Return a copy of each line that holds the string "matplotlib".
***
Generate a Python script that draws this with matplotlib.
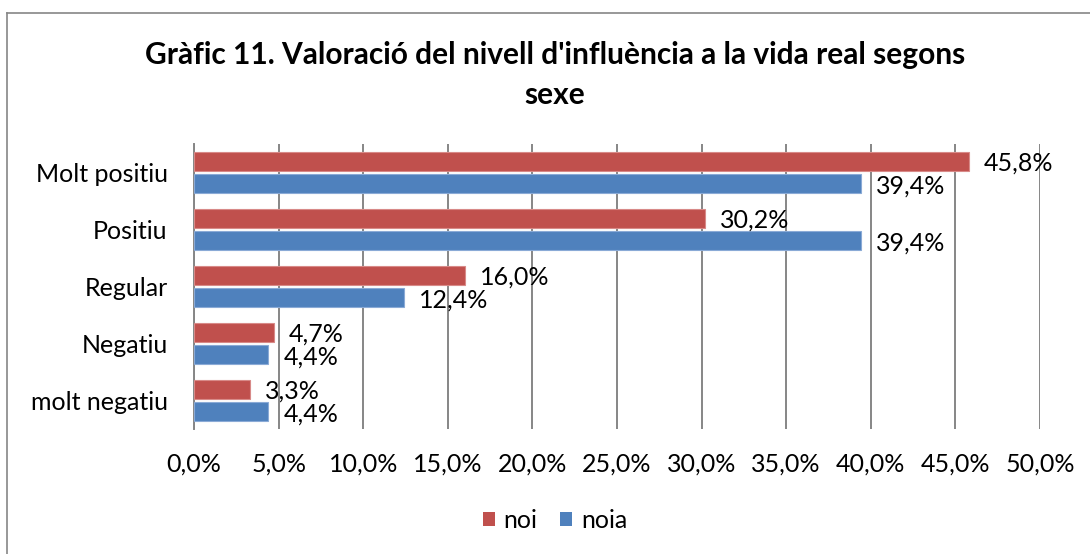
import matplotlib
matplotlib.use("Agg")
import matplotlib.pyplot as plt
import numpy as np
from matplotlib.lines import Line2D
from matplotlib.patches import Patch

plt.rcParams['font.family'] = ['Lato', 'DejaVu Sans']

categories = ["Molt positiu", "Positiu", "Regular", "Negatiu", "molt negatiu"]
noi = [45.8, 30.2, 16.0, 4.7, 3.3]
noia = [39.4, 39.4, 12.4, 4.4, 4.4]
series_names = ["noi", "noia"]
xticks = [0, 5, 10, 15, 20, 25, 30, 35, 40, 45, 50]

red = "#C0504D"
blue = "#4F81BD"
fs = 18

fig = plt.figure(figsize=(10.9, 5.54), dpi=100)
ax = fig.add_axes([194/1090, 1-429/554, (1040-194)/1090, (429-144)/554])

y = np.arange(len(categories))
h = 0.33
ax.barh(y - 0.2, noi, height=h, color=red, edgecolor="#D88A88", linewidth=0.8, zorder=3)
ax.barh(y + 0.2, noia, height=h, color=blue, edgecolor="#8AAAD6", linewidth=0.8, zorder=3)

fmt = lambda v: f"{v:.1f}".replace(".", ",") + "%"
for yi, v in zip(y, noi):
    ax.annotate(fmt(v), (v, yi - 0.2), xytext=(11, -1.5), textcoords="offset points",
                ha="left", va="center", fontsize=fs, zorder=4)
for yi, v in zip(y, noia):
    ax.annotate(fmt(v), (v, yi + 0.2), xytext=(11, -1.5), textcoords="offset points",
                ha="left", va="center", fontsize=fs, zorder=4)

ax.set_xlim(0, 50)
ax.set_ylim(4.5, -0.5)
ax.set_xticks(xticks)
ax.set_xticklabels([fmt(t) for t in xticks], fontsize=fs)
ax.set_yticks(y)
ax.set_yticklabels(categories, fontsize=fs)
ax.tick_params(axis="x", length=0, pad=17)
ax.tick_params(axis="y", length=0, pad=19)
ax.grid(axis="x", color="#868686", linewidth=1.4, zorder=0)
for s in ["top", "right", "bottom"]:
    ax.spines[s].set_visible(False)
ax.spines["left"].set_color("#868686")
ax.spines["left"].set_linewidth(1.4)

fig.text(555/1090, 1-55/554, "Gràfic 11. Valoració del nivell d'influència a la vida real segons",
         ha="center", va="center", fontsize=21.5, fontweight="bold")
fig.text(555/1090, 1-95/554, "sexe", ha="center", va="center", fontsize=21.5, fontweight="bold")

handles = [Patch(facecolor=red, edgecolor="none"), Patch(facecolor=blue, edgecolor="none")]
fig.legend(handles, series_names, loc="center", bbox_to_anchor=(555/1090, 1-520/554),
           ncol=2, frameon=False, fontsize=fs, handlelength=0.48, handleheight=0.48,
           handletextpad=0.35, columnspacing=0.9)

# outer chart frame (top and left visible)
fig.add_artist(Line2D([7/1090, 7/1090], [0, 1-13/554], transform=fig.transFigure, color="#868686", linewidth=1.2))
fig.add_artist(Line2D([7/1090, 1], [1-13/554, 1-13/554], transform=fig.transFigure, color="#868686", linewidth=1.2))

fig.savefig("out.png", dpi=100)
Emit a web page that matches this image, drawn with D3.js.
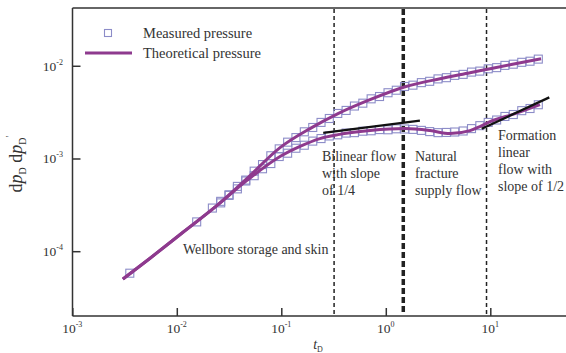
<!DOCTYPE html>
<html><head><meta charset="utf-8">
<script src="https://cdn.jsdelivr.net/npm/d3@7"></script>
<style>
html,body{margin:0;padding:0;background:#fff;}
svg text{font-family:"Liberation Serif","DejaVu Serif",serif;fill:#333;}
</style></head>
<body><svg id="c" width="566" height="353"></svg>
<script>
// ---- data ----
const xTicks = [1e-3, 1e-2, 1e-1, 1e0, 1e1];
const xTickExp = ["-3", "-2", "-1", "0", "1"];
const yTicks = [1e-4, 1e-3, 1e-2];
const yTickExp = ["-4", "-3", "-2"];

// measured pressure (upper branch)
const measT = [0.00355,0.0155,0.0219,0.0263,0.0316,0.0380,0.0457,0.0550,0.0661,0.0794,0.0955,0.115,0.138,0.166,0.200,0.240,0.288,0.347,0.417,0.501,0.603,0.724,0.871,1.05,1.26,1.51,1.82,2.19,2.63,3.16,3.80,4.57,5.50,6.61,7.94,9.55,11.5,13.8,16.6,20.0,24.0,28.8];
const measP = [5.79e-5,2.07e-4,2.92e-4,3.45e-4,4.0e-4,5.0e-4,5.85e-4,7.3e-4,8.6e-4,1.07e-3,1.27e-3,1.50e-3,1.68e-3,1.94e-3,2.16e-3,2.45e-3,2.70e-3,3.06e-3,3.30e-3,3.68e-3,3.95e-3,4.40e-3,4.66e-3,5.12e-3,5.45e-3,5.98e-3,6.18e-3,6.58e-3,6.80e-3,7.22e-3,7.44e-3,7.88e-3,8.08e-3,8.55e-3,8.76e-3,9.28e-3,9.55e-3,1.01e-2,1.04e-2,1.09e-2,1.12e-2,1.18e-2];
// measured pressure derivative (lower branch)
const measDT = [0.0263,0.0316,0.0380,0.0457,0.0550,0.0661,0.0794,0.0955,0.115,0.138,0.166,0.200,0.240,0.288,0.347,0.417,0.501,0.603,0.724,0.871,1.05,1.26,1.51,1.82,2.19,2.63,3.16,3.80,4.57,5.50,6.61,7.94,9.55,11.5,13.8,16.6,20.0,24.0,28.8];
const measD = [3.32e-4,4.06e-4,4.70e-4,5.72e-4,6.52e-4,7.75e-4,8.82e-4,1.05e-3,1.14e-3,1.29e-3,1.39e-3,1.54e-3,1.64e-3,1.75e-3,1.80e-3,1.88e-3,1.90e-3,1.97e-3,1.99e-3,2.05e-3,2.04e-3,2.09e-3,2.08e-3,2.06e-3,2.01e-3,1.95e-3,1.90e-3,1.91e-3,1.93e-3,1.98e-3,2.10e-3,2.26e-3,2.45e-3,2.60e-3,2.84e-3,2.98e-3,3.28e-3,3.46e-3,3.80e-3];

// theoretical curves
const theoPT = [0.00305,0.00555,0.01146,0.0243,0.0470,0.0973,0.188,0.349,0.706,1.53,3.30,6.40,9.95,17.3,30.6];
const theoP  = [5.0e-5,8.4e-5,1.60e-4,3.12e-4,6.10e-4,1.31e-3,2.10e-3,3.05e-3,4.31e-3,5.94e-3,7.25e-3,8.41e-3,9.29e-3,1.05e-2,1.19e-2];
const theoDT = [0.00305,0.00555,0.01146,0.0243,0.0470,0.0973,0.151,0.234,0.349,0.706,1.53,2.65,4.11,6.40,7.96,9.95,17.3,29.9];
const theoD  = [5.0e-5,8.4e-5,1.60e-4,3.12e-4,5.80e-4,1.05e-3,1.35e-3,1.64e-3,1.81e-3,2.00e-3,2.10e-3,2.00e-3,1.86e-3,2.00e-3,2.21e-3,2.50e-3,3.05e-3,3.81e-3];

// slope lines
const slopeQuarterT = [0.252, 2.12];
const slopeQuarterV = [1.89e-3, 2.56e-3];
const slopeHalfT = [8.27, 36.7];
const slopeHalfV = [2.09e-3, 4.56e-3];

// flow-regime boundaries
const boundaryT = [0.32, 1.47, 9.2];
const boundaryHeavy = [false, true, false];

// ---- drawing ----
const svg = d3.select("#c");
const L = 72.5, T = 8, B = 316;
const x = d3.scaleLog().domain([1e-3, 1e2]).range([72.3, 594.8]);
const y = d3.scaleLog().domain([2e-5, 4.2e-2]).range([B, T]);

// frame
svg.append("line").attr("x1", L).attr("x2", 566).attr("y1", T).attr("y2", T)
  .attr("stroke", "#333").attr("stroke-width", 1.5);

// boundaries
boundaryT.forEach((t, i) => {
  svg.append("line").attr("x1", x(t)).attr("x2", x(t)).attr("y1", T + 1).attr("y2", B - 2)
    .attr("stroke", "#222")
    .attr("stroke-width", boundaryHeavy[i] ? 3.5 : 1.5)
    .attr("stroke-dasharray", boundaryHeavy[i] ? "6,3" : "4,3");
});

// axes
const xAxis = svg.append("g").attr("transform", `translate(0,${B})`)
  .call(d3.axisBottom(x).tickValues(xTicks).tickSize(-8).tickFormat(""));
xAxis.select(".domain").attr("stroke", "#333").attr("stroke-width", 1.5).attr("d", `M${L},0H566`);
xAxis.selectAll(".tick line").attr("stroke", "#333").attr("stroke-width", 1.5);

const yAxis = svg.append("g").attr("transform", `translate(${L},0)`)
  .call(d3.axisLeft(y).tickValues(yTicks).tickSize(-8).tickFormat(""));
yAxis.select(".domain").attr("stroke", "#333").attr("stroke-width", 1.5).attr("d", `M0,${T}V${B}`);
yAxis.selectAll(".tick line").attr("stroke", "#333").attr("stroke-width", 1.5);

// tick labels
xTicks.forEach((v, i) => {
  const t = svg.append("text").attr("x", x(v)).attr("y", 333).attr("text-anchor", "middle")
    .attr("font-size", 13.5);
  t.append("tspan").text("10");
  t.append("tspan").attr("dy", -6).attr("font-size", 8).text(xTickExp[i]);
});
yTicks.forEach((v, i) => {
  const t = svg.append("text").attr("x", 63).attr("y", y(v) + 5).attr("text-anchor", "end")
    .attr("font-size", 13.5);
  t.append("tspan").text("10");
  t.append("tspan").attr("dy", -6).attr("font-size", 8).text(yTickExp[i]);
});

// axis titles
const xt = svg.append("text").attr("x", 318).attr("y", 349).attr("text-anchor", "middle").attr("font-size", 14);
xt.append("tspan").attr("font-style", "italic").text("t");
xt.append("tspan").attr("dy", 3).attr("font-size", 8).text("D");

const yt = svg.append("text").attr("transform", "translate(22,164) rotate(-90)")
  .attr("text-anchor", "middle").attr("font-size", 18);
yt.append("tspan").text("d");
yt.append("tspan").attr("font-style", "italic").text("p");
yt.append("tspan").attr("dy", 4).attr("font-size", 10).text("D");
yt.append("tspan").attr("dy", -4).text(" d");
yt.append("tspan").attr("font-style", "italic").text("p");
yt.append("tspan").attr("dy", 4).attr("font-size", 10).text("D");
yt.append("tspan").attr("dy", -13).attr("font-size", 10).text("'");

// measured squares
const sq = 8;
const sqColor = "#8c8cc8";
function squares(ts, vs) {
  svg.append("g").selectAll("rect").data(ts.map((t, i) => [t, vs[i]])).join("rect")
    .attr("x", d => x(d[0]) - sq / 2).attr("y", d => y(d[1]) - sq / 2)
    .attr("width", sq).attr("height", sq)
    .attr("fill", "none").attr("stroke", sqColor).attr("stroke-width", 1.1);
}
squares(measT, measP);
squares(measDT, measD);

// theoretical curves
const line = d3.line().x(d => x(d[0])).y(d => y(d[1])).curve(d3.curveMonotoneX);
const curveColor = "#8e3a8e";
[[theoPT, theoP], [theoDT, theoD]].forEach(([ts, vs]) => {
  svg.append("path").attr("d", line(ts.map((t, i) => [t, vs[i]])))
    .attr("fill", "none").attr("stroke", curveColor).attr("stroke-width", 3);
});

// slope lines
[[slopeQuarterT, slopeQuarterV], [slopeHalfT, slopeHalfV]].forEach(([ts, vs]) => {
  svg.append("line").attr("x1", x(ts[0])).attr("y1", y(vs[0])).attr("x2", x(ts[1])).attr("y2", y(vs[1]))
    .attr("stroke", "#111").attr("stroke-width", 2.3);
});

// annotations
function multiline(lines, px, py0, lh) {
  lines.forEach((s, i) => {
    svg.append("text").attr("x", px).attr("y", py0 + i * lh).attr("font-size", 14).text(s);
  });
}
multiline(["Wellbore storage and skin"], 183, 254, 17);
multiline(["Bilinear flow", "with slope", "of 1/4"], 322, 161, 17);
multiline(["Natural", "fracture", "supply flow"], 415, 161, 17);
multiline(["Formation", "linear", "flow with", "slope of 1/2"], 498, 140, 17);

// legend
svg.append("rect").attr("x", 104.5).attr("y", 29.5).attr("width", 7).attr("height", 7)
  .attr("fill", "none").attr("stroke", sqColor).attr("stroke-width", 1.1);
svg.append("text").attr("x", 143).attr("y", 38).attr("font-size", 14.5).text("Measured pressure");
svg.append("line").attr("x1", 85).attr("x2", 132).attr("y1", 53).attr("y2", 53)
  .attr("stroke", curveColor).attr("stroke-width", 3);
svg.append("text").attr("x", 143).attr("y", 58).attr("font-size", 14.5).text("Theoretical pressure");
</script></body></html>
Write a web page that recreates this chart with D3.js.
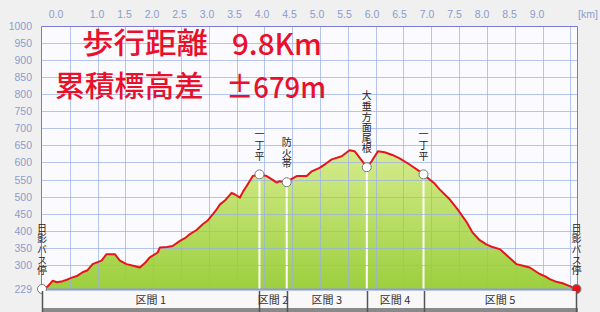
***
SOLVED EXERCISE —
Generate a Python script that draws this with matplotlib.
import matplotlib
matplotlib.use("Agg")
import matplotlib.pyplot as plt
from matplotlib.lines import Line2D
from matplotlib.patches import Patch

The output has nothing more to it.